**SET PROBLEM:**
Say how many lines contain "this"; the answer is the number alone.

[Source data]
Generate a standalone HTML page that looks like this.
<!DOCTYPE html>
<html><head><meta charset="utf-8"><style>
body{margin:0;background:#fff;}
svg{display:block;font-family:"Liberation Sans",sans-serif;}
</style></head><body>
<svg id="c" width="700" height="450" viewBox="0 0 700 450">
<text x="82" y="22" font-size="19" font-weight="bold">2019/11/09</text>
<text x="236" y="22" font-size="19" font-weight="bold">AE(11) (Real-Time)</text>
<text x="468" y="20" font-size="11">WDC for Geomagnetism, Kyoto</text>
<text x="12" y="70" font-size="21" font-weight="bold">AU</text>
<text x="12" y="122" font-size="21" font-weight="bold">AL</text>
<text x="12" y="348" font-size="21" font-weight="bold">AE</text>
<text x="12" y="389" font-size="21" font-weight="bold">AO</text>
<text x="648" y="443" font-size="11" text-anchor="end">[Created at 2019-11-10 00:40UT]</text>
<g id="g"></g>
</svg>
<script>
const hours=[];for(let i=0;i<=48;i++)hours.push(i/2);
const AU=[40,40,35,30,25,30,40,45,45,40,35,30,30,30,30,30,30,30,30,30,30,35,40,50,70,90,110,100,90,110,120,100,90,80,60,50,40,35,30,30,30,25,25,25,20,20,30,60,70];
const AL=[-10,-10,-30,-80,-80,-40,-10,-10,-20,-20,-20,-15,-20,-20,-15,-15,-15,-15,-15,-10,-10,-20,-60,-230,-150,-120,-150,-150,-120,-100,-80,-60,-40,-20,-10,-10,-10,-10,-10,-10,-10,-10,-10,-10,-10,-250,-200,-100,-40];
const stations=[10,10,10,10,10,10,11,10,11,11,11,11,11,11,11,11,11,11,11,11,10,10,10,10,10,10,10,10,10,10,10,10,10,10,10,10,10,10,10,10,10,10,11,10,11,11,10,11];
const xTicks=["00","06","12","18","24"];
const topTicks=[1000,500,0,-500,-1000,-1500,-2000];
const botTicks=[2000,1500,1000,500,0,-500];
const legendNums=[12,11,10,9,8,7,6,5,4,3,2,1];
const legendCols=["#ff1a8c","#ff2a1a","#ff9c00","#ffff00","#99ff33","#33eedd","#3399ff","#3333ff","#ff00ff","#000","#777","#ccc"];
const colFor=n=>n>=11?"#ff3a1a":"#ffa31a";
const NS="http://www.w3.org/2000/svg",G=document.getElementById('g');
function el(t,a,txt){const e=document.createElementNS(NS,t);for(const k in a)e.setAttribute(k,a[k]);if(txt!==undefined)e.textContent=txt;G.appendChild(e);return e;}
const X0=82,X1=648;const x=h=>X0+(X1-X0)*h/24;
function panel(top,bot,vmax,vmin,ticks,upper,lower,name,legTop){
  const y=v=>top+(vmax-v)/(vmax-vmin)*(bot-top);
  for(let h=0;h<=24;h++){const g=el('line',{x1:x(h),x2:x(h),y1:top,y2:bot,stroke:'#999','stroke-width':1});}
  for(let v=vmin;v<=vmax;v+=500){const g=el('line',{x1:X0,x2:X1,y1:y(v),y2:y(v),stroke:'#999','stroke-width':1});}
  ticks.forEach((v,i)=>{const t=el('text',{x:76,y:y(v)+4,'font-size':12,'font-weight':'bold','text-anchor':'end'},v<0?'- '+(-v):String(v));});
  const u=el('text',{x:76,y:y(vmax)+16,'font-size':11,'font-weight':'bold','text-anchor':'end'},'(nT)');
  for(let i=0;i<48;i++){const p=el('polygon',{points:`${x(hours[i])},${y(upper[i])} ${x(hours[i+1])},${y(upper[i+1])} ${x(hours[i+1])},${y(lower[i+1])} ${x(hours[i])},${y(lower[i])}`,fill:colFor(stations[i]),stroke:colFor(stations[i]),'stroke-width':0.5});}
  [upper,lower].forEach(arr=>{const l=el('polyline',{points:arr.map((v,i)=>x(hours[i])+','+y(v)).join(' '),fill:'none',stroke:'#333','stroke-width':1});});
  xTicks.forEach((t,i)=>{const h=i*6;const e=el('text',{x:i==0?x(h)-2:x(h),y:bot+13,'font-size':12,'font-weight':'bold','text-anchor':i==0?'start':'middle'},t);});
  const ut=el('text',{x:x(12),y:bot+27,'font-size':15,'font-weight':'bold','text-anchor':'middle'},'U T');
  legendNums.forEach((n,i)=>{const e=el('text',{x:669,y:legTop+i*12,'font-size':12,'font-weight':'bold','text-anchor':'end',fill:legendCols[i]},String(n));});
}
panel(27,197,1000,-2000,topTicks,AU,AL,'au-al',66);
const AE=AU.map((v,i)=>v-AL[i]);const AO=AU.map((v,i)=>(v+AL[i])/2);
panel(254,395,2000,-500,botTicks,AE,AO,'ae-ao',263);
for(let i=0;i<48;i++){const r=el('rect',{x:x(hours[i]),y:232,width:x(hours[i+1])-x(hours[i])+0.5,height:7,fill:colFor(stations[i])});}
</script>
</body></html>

...

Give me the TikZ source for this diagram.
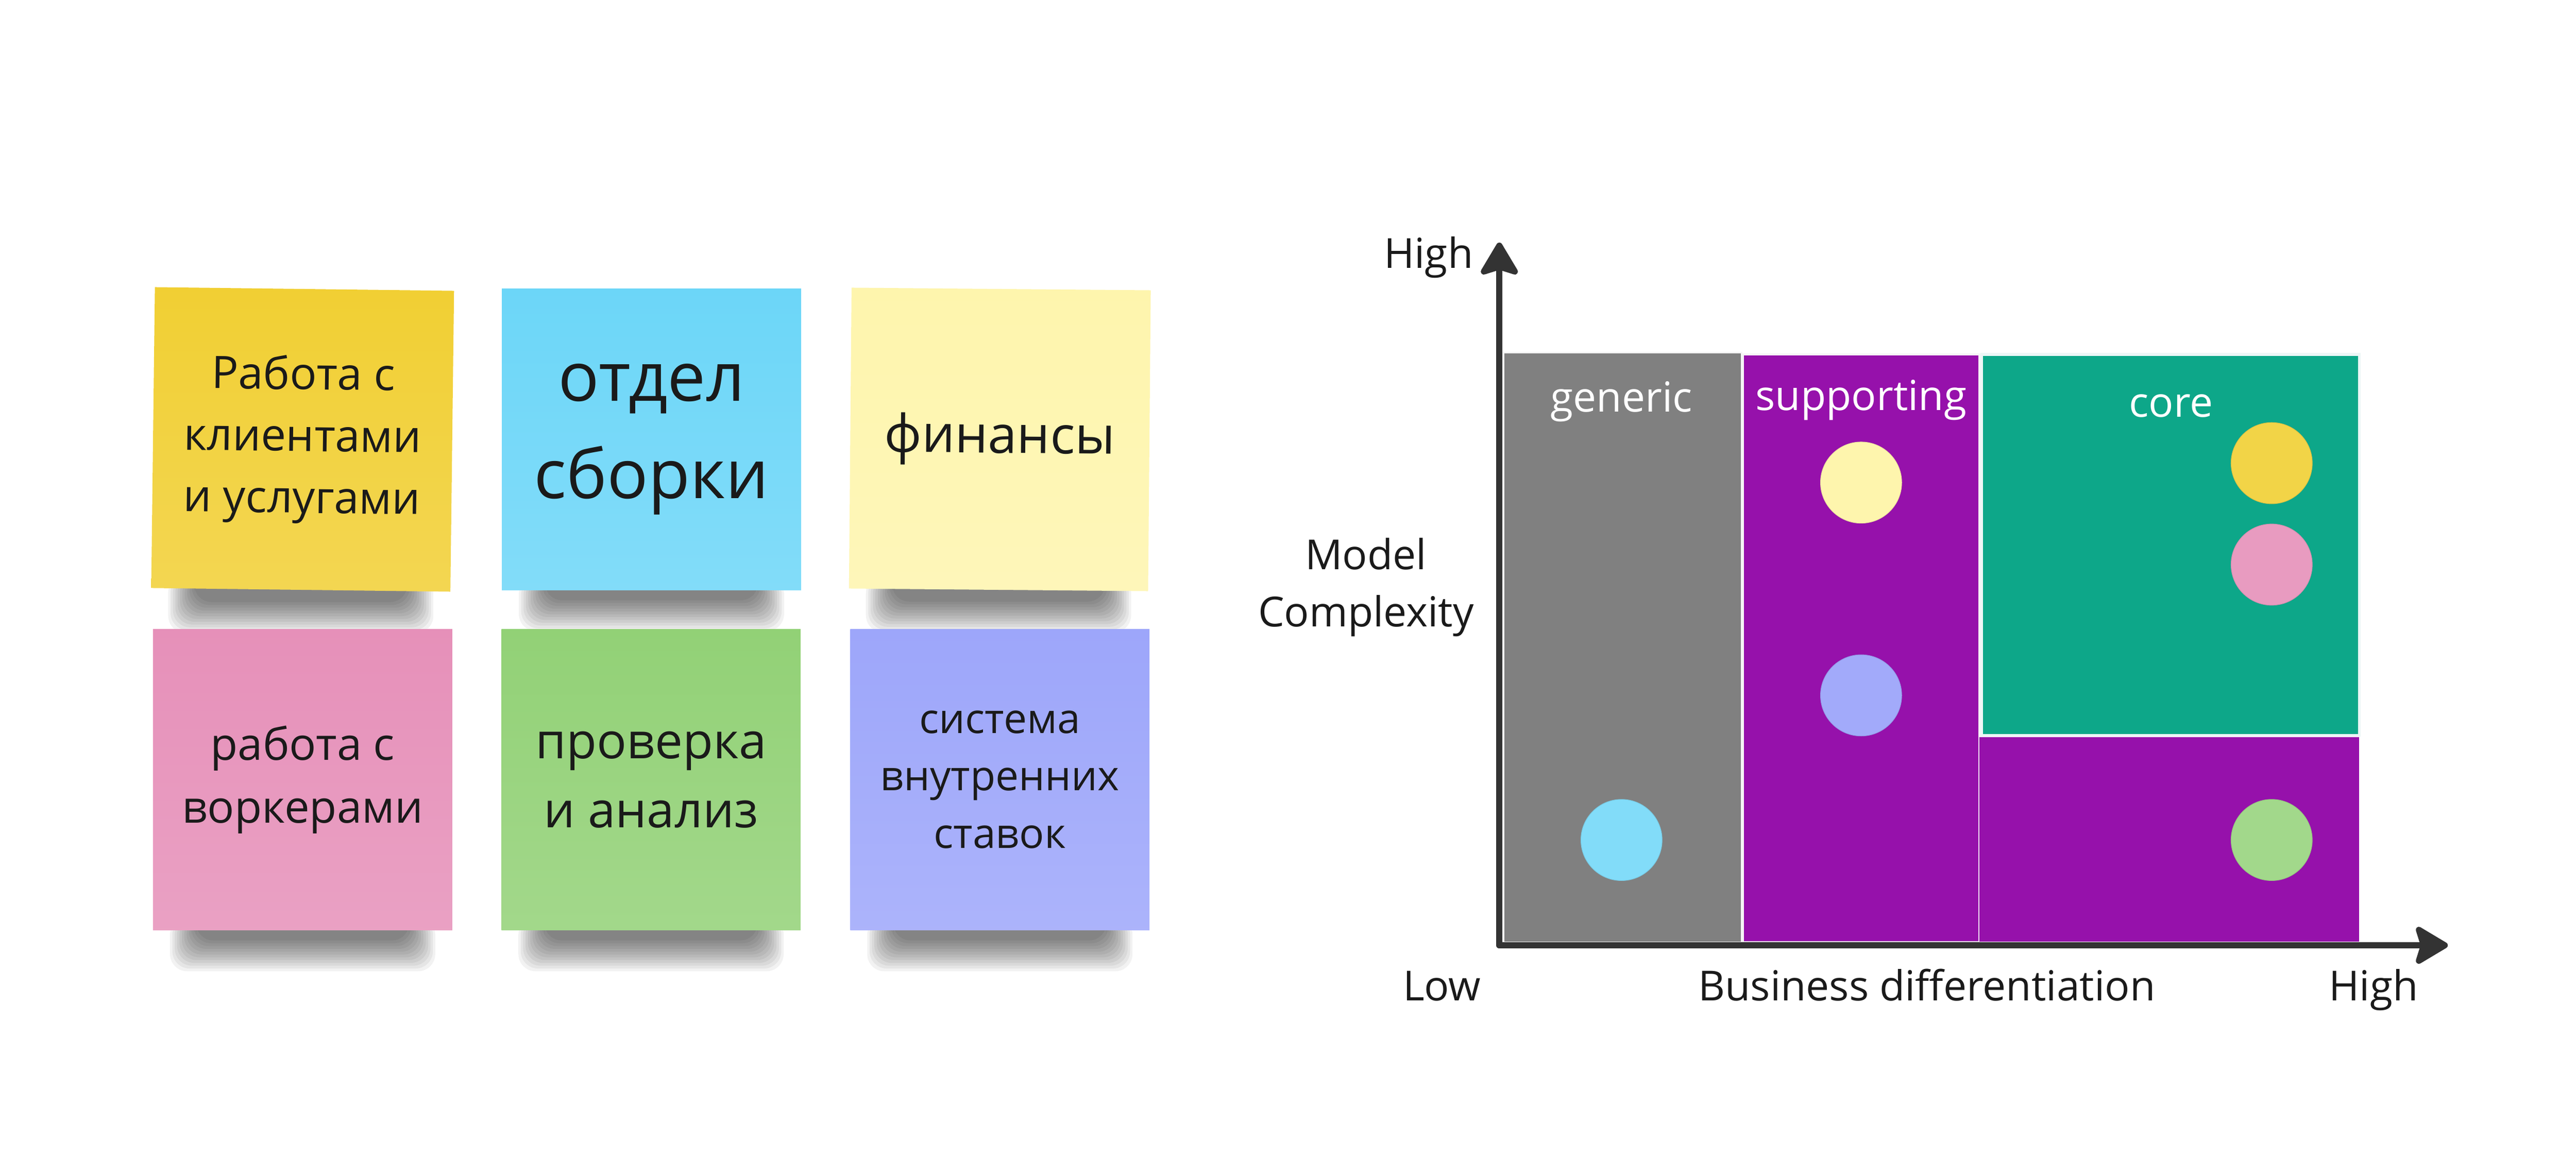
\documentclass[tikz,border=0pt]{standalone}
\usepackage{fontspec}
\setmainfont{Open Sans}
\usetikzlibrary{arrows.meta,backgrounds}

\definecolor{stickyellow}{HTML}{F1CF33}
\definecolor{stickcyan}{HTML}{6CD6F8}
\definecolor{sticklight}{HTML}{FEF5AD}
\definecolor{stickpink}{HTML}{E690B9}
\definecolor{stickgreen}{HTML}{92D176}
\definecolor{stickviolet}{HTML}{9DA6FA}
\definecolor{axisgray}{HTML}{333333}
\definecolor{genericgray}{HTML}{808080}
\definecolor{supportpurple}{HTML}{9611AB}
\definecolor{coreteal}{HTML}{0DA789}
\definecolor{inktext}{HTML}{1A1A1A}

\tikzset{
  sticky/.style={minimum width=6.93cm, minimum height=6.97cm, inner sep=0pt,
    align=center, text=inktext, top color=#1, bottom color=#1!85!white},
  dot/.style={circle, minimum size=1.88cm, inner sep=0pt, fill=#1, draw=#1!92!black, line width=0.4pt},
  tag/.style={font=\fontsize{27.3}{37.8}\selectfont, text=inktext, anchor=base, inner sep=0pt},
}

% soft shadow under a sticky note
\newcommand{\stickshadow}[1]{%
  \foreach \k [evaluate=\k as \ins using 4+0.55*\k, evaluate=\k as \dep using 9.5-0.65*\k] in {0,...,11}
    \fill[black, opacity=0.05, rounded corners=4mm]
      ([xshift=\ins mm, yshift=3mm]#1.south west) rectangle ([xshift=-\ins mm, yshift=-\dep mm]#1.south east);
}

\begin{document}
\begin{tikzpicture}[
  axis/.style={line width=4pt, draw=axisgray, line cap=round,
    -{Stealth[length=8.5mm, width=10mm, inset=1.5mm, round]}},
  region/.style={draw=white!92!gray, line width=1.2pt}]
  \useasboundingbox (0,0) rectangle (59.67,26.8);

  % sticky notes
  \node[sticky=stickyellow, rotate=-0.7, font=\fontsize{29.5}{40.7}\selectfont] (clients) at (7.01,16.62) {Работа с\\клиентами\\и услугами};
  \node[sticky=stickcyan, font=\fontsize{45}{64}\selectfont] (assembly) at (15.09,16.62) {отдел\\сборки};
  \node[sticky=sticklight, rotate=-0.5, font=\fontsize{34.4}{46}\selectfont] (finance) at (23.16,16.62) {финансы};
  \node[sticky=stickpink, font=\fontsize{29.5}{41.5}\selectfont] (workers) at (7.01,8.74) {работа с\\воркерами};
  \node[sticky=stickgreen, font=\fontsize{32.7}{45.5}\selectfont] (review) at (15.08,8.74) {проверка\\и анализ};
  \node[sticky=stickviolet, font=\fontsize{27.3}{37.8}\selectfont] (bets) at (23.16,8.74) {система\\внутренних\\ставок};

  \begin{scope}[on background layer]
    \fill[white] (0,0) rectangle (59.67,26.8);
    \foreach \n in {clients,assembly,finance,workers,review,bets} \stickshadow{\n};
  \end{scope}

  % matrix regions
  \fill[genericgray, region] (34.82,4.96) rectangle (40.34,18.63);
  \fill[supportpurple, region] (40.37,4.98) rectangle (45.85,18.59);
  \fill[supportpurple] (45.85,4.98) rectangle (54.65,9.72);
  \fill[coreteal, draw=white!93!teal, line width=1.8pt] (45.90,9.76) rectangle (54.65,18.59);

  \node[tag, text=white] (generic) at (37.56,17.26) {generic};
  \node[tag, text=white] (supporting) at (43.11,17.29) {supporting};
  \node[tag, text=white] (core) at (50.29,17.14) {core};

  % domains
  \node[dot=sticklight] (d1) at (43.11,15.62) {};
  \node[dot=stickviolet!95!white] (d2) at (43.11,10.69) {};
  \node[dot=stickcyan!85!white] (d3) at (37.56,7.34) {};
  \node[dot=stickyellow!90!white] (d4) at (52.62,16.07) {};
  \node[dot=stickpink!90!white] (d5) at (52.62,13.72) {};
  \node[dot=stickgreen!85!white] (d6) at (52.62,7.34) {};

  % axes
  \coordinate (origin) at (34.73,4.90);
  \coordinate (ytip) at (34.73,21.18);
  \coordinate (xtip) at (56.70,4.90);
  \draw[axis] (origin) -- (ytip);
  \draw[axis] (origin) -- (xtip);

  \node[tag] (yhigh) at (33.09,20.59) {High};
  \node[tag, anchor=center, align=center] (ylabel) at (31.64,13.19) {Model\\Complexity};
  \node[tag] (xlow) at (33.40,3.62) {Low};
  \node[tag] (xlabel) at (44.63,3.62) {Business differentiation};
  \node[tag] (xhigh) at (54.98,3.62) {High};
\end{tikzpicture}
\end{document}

**COMPLETED EXERCISE:**
2